Most of the time Barry infects people and then sends them on their way without telling them anything, and they eventually just infect their new spouses, limiting the spread of the virus. After meeting Tessa he decides to tell her everything he knows and allows her to make bigger choices about what she does with her new gifts. He does this with blood contact rather than sex. Rudy also gives Tessa pointers on living nomadically. Tessa thinks it over, has sex with and inn keeper's teen son - infecting him - and sets out toward the part of the continent she thinks needs the most help.


Thanks for your interest.
 
Well done @Swank -there was a lot going on there, had it mostly right but the backstory helps a lot.
Thanks
 
Hi @Swank, finished your story, loved it. Would like to read a longer version, or more stories written in the same universe.

Or both. In fact, preferably both. :)

Actually, come to think of it, I felt pretty much the same about @THX1138 ‘s “Dolphin” story. It could happily be expanded into a science fiction/police procedural crossover novel.
Maybe, yes, maybe....:unsure:
 
Anyone want to read mine and comment on it? I'll pm it to you. So far even the giftee has taken no interest.

I'll respond to either story name or my name.

Have you checked that the giftee received your story? It might have gone astray.
 
I will confess as the one responsible for Jimmy Jolly's Christmas Wish, based on the prompt from @Provincial.

I'll admit that when I first saw that in the thread, I hoped I wouldn't get it, and then of course I did. But I'm really pleased with what it inspired. Thanks for getting me out of my comfort zone!

Um, sorry for the boring subject matter, I was just trying to avoid asking for something outlandish and difficult to approach. Normally I would ask for something unusual in order to stimulate someone’s creativity, e.g. a police procedural about an elephant taxi service, but it sounds as if everyone hates that kind of request.
 
Um, sorry for the boring subject matter, I was just trying to avoid asking for something outlandish and difficult to approach. Normally I would ask for something unusual in order to stimulate someone’s creativity, e.g. a police procedural about an elephant taxi service, but it sounds as if everyone hates that kind of request.
Not really. You have done some of the Three Leg Improves. How would a police procedural about an elephant taxi service be any different from doing one of those? ;)
 
Um, sorry for the boring subject matter, I was just trying to avoid asking for something outlandish and difficult to approach. Normally I would ask for something unusual in order to stimulate someone’s creativity, e.g. a police procedural about an elephant taxi service, but it sounds as if everyone hates that kind of request.
Not boring! More like, tricky to do justice to, especially since I gave myself the challenge of incorporating all three prompt options, plus trying to write a character with autism without being stereotypical. I'm sure it could be better, but I appreciate the challenge!
 
Thanks @Provincial, am reading these slowly -'For want of a nail' ...man that escalated quickly, I did not see that coming, not one bit of it, loved it, great stuff
I didn’t think it fair that Jo Zebedee hadn’t received a story, so I wrote that one in the three days before the deadline Vicky S. had agreed to before guessing began. It was a case of squeezing as much into the story as the time permitted!

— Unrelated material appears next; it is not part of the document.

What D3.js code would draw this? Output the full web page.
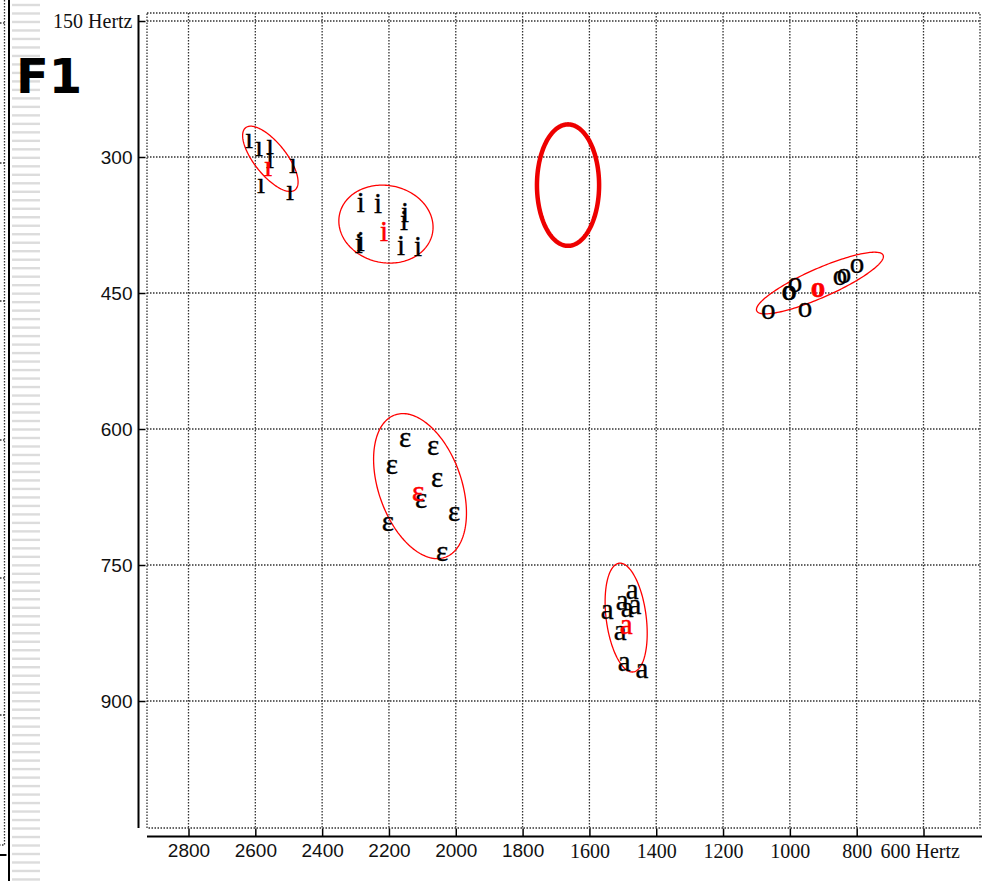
<!DOCTYPE html>
<html>
<head>
<meta charset="utf-8">
<script src="https://cdn.jsdelivr.net/npm/d3@7/dist/d3.min.js"></script>
<style>
  body { margin: 0; background: #fff; }
  svg { display: block; }
</style>
</head>
<body>
<script>
// ---- Formant measurements (Hz): F2 horizontal, F1 vertical ----
// Vowel symbols drawn for the tokens of each group
const vowelSymbols = ["ı", "i", "ɛ", "a", "o"];

// Tokens of /ı/
const f2_dotless = [2619, 2589, 2556, 2556, 2583, 2487, 2496];
const f1_dotless = [283, 292, 289, 305, 333, 311, 340];
// Tokens of /i/
const f2_i = [2284, 2233, 2152, 2155, 2290, 2284, 2164, 2113];
const f1_i = [353, 355, 364, 373, 399, 396, 401, 402];
// Tokens of /ɛ/
const f2_eps = [2152, 2068, 2191, 2056, 2104, 2005, 2203, 2041];
const f1_eps = [613, 622, 642, 657, 680, 694, 705, 738];
// Tokens of /a/
const f2_a = [1472, 1502, 1464, 1547, 1487, 1508, 1496, 1443];
const f1_a = [780, 792, 797, 802, 800, 825, 860, 867];
// Tokens of /o/
const f2_o = [1065, 955, 1003, 1001, 985, 850, 838, 799];
const f1_o = [472, 469, 450, 451, 442, 434, 432, 421];

// Group means (red symbols)
const meanF2 = [2562, 2215, 2113, 1490, 916];
const meanF1 = [314, 385, 672, 819, 447];

// Dispersion ellipses: centre, half-extent along each axis, correlation
const ellF2 = [2555, 2209, 2107, 1490, 910];
const ellF1 = [302, 374, 663, 808, 439];
const ellR2 = [83, 141, 139, 63, 190];
const ellR1 = [36, 43, 80, 60, 34];
const ellRho = [-0.71, -0.08, -0.37, -0.29, 0.86];

// Highlighted empty region
const markF2 = 1664, markF1 = 331, markR2 = 93, markR1 = 67;

// Axis ticks
const xTicks = [2800, 2600, 2400, 2200, 2000, 1800, 1600, 1400, 1200, 1000, 800, 600];
const xTickLabels = ["2800", "2600", "2400", "2200", "2000", "1800", "1600", "1400", "1200", "1000", "800", "600 Hertz"];
const yTicks = [150, 300, 450, 600, 750, 900];
const yTickLabels = ["150 Hertz", "300", "450", "600", "750", "900"];

// ---- Layout ----
const W = 987, H = 881;
const frame = { left: 147, right: 980, top: 13, bottom: 828 };
const SANS = "'Liberation Sans', Arial, sans-serif";
const SERIF = "'Liberation Serif', 'Times New Roman', serif";

const x = d3.scaleLinear().domain([2800, 600]).range([188.5, 923.5]);
const y = d3.scaleLinear().domain([150, 900]).range([21, 701]);

const svg = d3.select("body").append("svg").attr("width", W).attr("height", H);

// ---- Neighbouring panel edge on the left ----
const side = svg.append("g");
side.selectAll("line.stripe")
  .data(d3.range(5, H, 8.49))
  .join("line")
  .attr("x1", 12).attr("x2", 40)
  .attr("y1", d => d).attr("y2", d => d)
  .attr("stroke", "#dcdcdc").attr("stroke-width", 2.4);
const dotted = { stroke: "#333", "stroke-width": 1.3, "stroke-dasharray": "1.5,1.5" };
function applyAttrs(sel, attrs) { Object.entries(attrs).forEach(([k, v]) => sel.attr(k, v)); return sel; }
applyAttrs(side.append("path").attr("d", "M4.5,0V845H0").attr("fill", "none"), dotted);
side.selectAll("line.stub")
  .data([23, 163, 301, 440, 578, 715])
  .join("line")
  .attr("x1", 0).attr("x2", 4.5)
  .attr("y1", d => d).attr("y2", d => d)
  .call(s => applyAttrs(s, dotted));
side.append("line").attr("x1", 9).attr("x2", 9).attr("y1", 0).attr("y2", H)
  .attr("stroke", "#000").attr("stroke-width", 2);
side.append("line").attr("x1", 0).attr("x2", 6.5).attr("y1", 855).attr("y2", 855)
  .attr("stroke", "#000").attr("stroke-width", 2);

// ---- Plot frame and grid ----
const grid = svg.append("g");
applyAttrs(grid.append("rect")
  .attr("x", frame.left).attr("y", frame.top)
  .attr("width", frame.right - frame.left).attr("height", frame.bottom - frame.top)
  .attr("fill", "none"), dotted);
grid.selectAll("line.vg").data(xTicks).join("line")
  .attr("x1", d => x(d)).attr("x2", d => x(d))
  .attr("y1", frame.top).attr("y2", frame.bottom)
  .call(s => applyAttrs(s, dotted));
grid.selectAll("line.hg").data(yTicks).join("line")
  .attr("x1", frame.left).attr("x2", frame.right)
  .attr("y1", d => y(d)).attr("y2", d => y(d))
  .call(s => applyAttrs(s, dotted));

// ---- Axes ----
const yAxisX = 138.5, xAxisY = 836.5;
const yAxis = d3.axisLeft(y).tickValues(yTicks).tickSize(-7).tickPadding(6)
  .tickFormat((d, i) => yTickLabels[i]);
const gy = svg.append("g").attr("transform", `translate(${yAxisX},0)`).call(yAxis);
gy.select(".domain").remove();
gy.selectAll(".tick line").attr("stroke", "#000").attr("stroke-width", 1.5);
gy.selectAll(".tick text")
  .attr("fill", "#111")
  .style("font-family", d => d === 150 ? SERIF : SANS)
  .style("font-size", d => d === 150 ? "20px" : "19px");
gy.append("line").attr("x1", 0).attr("x2", 0).attr("y1", 15).attr("y2", frame.bottom)
  .attr("stroke", "#000").attr("stroke-width", 2);

const xAxis = d3.axisBottom(x).tickValues(xTicks).tickSize(-8).tickPadding(7)
  .tickFormat((d, i) => xTickLabels[i]);
const gx = svg.append("g").attr("transform", `translate(0,${xAxisY})`).call(xAxis);
gx.select(".domain").remove();
gx.selectAll(".tick line").attr("stroke", "#000").attr("stroke-width", 1.5);
gx.selectAll(".tick text")
  .attr("fill", "#111")
  .style("font-family", d => d >= 1800 ? SANS : SERIF)
  .style("font-size", d => d >= 1800 ? "19px" : "20px");
// the last label carries the unit and is shifted left to fit
gx.selectAll(".tick text").filter(d => d === 600)
  .attr("text-anchor", "start").attr("x", -43.5);
gx.append("line").attr("x1", frame.left).attr("x2", 982).attr("y1", 0).attr("y2", 0)
  .attr("stroke", "#000").attr("stroke-width", 2);

// ---- Dispersion ellipses ----
function ellipsePath(c2, c1, r2, r1, rho) {
  const k = Math.sqrt(1 - rho * rho);
  const pts = d3.range(0, 2 * Math.PI, Math.PI / 90).map(t => [
    x(c2 + r2 * Math.cos(t)),
    y(c1 + r1 * (rho * Math.cos(t) + k * Math.sin(t)))
  ]);
  return d3.line().curve(d3.curveLinearClosed)(pts);
}
svg.append("g").selectAll("path")
  .data(d3.range(ellF2.length))
  .join("path")
  .attr("d", i => ellipsePath(ellF2[i], ellF1[i], ellR2[i], ellR1[i], ellRho[i]))
  .attr("fill", "none").attr("stroke", "#f00").attr("stroke-width", 1.3);

// Highlighted empty region
svg.append("path")
  .attr("d", ellipsePath(markF2, markF1, markR2, markR1, 0))
  .attr("fill", "none").attr("stroke", "#e00").attr("stroke-width", 4.5);

// ---- Tokens ----
const groups = [
  [f2_dotless, f1_dotless], [f2_i, f1_i], [f2_eps, f1_eps], [f2_a, f1_a], [f2_o, f1_o]
];
const tokens = groups.flatMap(([f2s, f1s], g) =>
  f2s.map((f2, j) => ({ f2, f1: f1s[j], sym: vowelSymbols[g] })));

const glyphs = svg.append("g")
  .style("font-family", SERIF).style("font-size", "29px")
  .attr("text-anchor", "middle");
glyphs.selectAll("text.tok").data(tokens).join("text")
  .attr("class", "tok")
  .attr("x", d => x(d.f2)).attr("y", d => y(d.f1) + 6.5)
  .attr("fill", "#000")
  .attr("stroke", "#000").attr("stroke-width", 0.35)
  .text(d => d.sym);

// Group means in red
glyphs.selectAll("text.mean").data(d3.range(meanF2.length)).join("text")
  .attr("class", "mean")
  .attr("x", i => x(meanF2[i])).attr("y", i => y(meanF1[i]) + 6.5)
  .attr("fill", "#f00")
  .attr("stroke", "#f00").attr("stroke-width", 0.5)
  .style("font-weight", i => vowelSymbols[i] === "o" ? "bold" : "normal")
  .text(i => vowelSymbols[i]);

// ---- Panel label ----
svg.append("text")
  .attr("x", 16).attr("y", 93)
  .style("font-family", "'DejaVu Sans', sans-serif")
  .style("font-weight", "bold").style("font-size", "48px")
  .attr("fill", "#000")
  .text("F1");
</script>
</body>
</html>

I did pretty much the same with For Where Your Heart Is, for Dan Jones, which was written with three days notice before the original submission deadline, and for the same reason - except that it turned out Dan had actually received a story, and ended up with three.
 
Just for clarity:

The Dolphin of Table Rock Lake was for Swank.

Chopin's Music Box was an additional last minute one I did for Dan.

I enjoyed this workshop very much as it helped me to develop a short story/novel writing style, at last!
Also, this whole experience has been very enlightening and humbling for me.